- _Stated exercise_: Reproduce exactly the lines below, from the first one through the line containing "line width=1.7pt, line", and omit any pictures.

- - -

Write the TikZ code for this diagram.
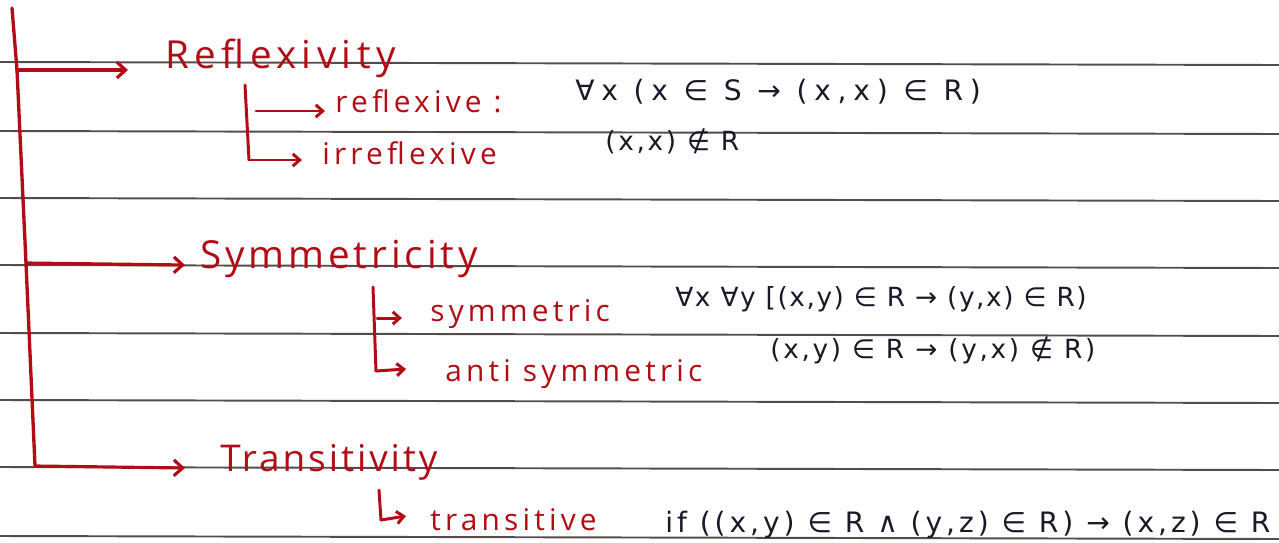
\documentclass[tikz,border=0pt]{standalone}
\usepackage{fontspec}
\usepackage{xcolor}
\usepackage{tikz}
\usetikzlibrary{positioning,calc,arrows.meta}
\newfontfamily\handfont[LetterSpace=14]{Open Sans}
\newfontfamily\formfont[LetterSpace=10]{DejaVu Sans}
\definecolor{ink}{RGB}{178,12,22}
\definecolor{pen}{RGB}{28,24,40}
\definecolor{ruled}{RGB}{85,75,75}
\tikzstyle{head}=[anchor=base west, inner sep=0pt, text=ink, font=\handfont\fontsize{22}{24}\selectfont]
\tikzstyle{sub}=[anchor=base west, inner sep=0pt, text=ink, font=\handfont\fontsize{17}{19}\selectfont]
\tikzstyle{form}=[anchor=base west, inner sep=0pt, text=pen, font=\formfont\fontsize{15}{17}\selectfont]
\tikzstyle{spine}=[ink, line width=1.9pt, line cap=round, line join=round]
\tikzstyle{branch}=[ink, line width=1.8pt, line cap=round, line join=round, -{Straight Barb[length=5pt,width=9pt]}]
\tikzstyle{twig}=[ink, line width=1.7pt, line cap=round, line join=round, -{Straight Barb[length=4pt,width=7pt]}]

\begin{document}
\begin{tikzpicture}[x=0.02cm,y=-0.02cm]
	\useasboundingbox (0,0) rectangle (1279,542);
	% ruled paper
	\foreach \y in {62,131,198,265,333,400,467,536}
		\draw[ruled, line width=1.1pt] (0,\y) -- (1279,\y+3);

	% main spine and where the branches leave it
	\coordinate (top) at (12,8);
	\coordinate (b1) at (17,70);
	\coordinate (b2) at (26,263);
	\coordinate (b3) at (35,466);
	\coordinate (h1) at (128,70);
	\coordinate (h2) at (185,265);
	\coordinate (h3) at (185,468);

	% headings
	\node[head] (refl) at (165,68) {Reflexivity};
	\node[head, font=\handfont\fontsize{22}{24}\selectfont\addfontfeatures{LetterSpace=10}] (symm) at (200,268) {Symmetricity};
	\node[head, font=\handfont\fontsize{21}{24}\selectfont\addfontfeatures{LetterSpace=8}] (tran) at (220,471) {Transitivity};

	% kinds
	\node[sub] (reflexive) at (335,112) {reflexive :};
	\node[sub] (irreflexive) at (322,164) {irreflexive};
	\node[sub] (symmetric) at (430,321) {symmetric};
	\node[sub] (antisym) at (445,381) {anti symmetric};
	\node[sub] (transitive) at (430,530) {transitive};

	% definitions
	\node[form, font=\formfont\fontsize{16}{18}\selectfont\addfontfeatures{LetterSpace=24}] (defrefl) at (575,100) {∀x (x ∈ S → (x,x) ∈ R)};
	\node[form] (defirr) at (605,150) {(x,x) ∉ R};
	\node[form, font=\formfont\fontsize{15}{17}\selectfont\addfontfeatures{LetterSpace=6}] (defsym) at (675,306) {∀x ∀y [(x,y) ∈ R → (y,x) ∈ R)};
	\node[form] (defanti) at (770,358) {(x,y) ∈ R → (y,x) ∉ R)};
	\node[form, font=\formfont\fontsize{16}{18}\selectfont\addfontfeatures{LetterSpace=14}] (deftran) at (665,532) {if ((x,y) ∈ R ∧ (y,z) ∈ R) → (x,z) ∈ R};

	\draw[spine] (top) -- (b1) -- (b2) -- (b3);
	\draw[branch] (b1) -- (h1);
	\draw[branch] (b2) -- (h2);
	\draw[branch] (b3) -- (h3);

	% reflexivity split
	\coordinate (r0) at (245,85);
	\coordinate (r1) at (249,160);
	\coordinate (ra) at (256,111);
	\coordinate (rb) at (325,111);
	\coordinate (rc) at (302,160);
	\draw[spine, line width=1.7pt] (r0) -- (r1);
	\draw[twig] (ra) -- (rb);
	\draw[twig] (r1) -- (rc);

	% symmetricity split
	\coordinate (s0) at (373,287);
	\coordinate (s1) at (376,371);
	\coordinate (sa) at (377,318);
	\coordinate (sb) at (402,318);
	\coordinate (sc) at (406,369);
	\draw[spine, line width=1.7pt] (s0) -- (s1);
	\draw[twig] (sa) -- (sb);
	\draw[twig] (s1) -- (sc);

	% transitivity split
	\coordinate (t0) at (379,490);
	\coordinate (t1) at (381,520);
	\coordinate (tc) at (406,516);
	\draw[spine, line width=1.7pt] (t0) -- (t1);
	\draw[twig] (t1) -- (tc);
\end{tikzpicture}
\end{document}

- - -

- _Result of the exercise_:
Write the TikZ code for this diagram.
\documentclass[tikz,border=0pt]{standalone}
\usepackage{fontspec}
\usepackage{xcolor}
\usepackage{tikz}
\usetikzlibrary{positioning,calc,arrows.meta}
\newfontfamily\handfont[LetterSpace=14]{Open Sans}
\newfontfamily\formfont[LetterSpace=10]{DejaVu Sans}
\definecolor{ink}{RGB}{178,12,22}
\definecolor{pen}{RGB}{28,24,40}
\definecolor{ruled}{RGB}{85,75,75}
\tikzstyle{head}=[anchor=base west, inner sep=0pt, text=ink, font=\handfont\fontsize{22}{24}\selectfont]
\tikzstyle{sub}=[anchor=base west, inner sep=0pt, text=ink, font=\handfont\fontsize{17}{19}\selectfont]
\tikzstyle{form}=[anchor=base west, inner sep=0pt, text=pen, font=\formfont\fontsize{15}{17}\selectfont]
\tikzstyle{spine}=[ink, line width=1.9pt, line cap=round, line join=round]
\tikzstyle{branch}=[ink, line width=1.8pt, line cap=round, line join=round, -{Straight Barb[length=5pt,width=9pt]}]
\tikzstyle{twig}=[ink, line width=1.7pt, line cap=round, line join=round, -{Straight Barb[length=4pt,width=7pt]}]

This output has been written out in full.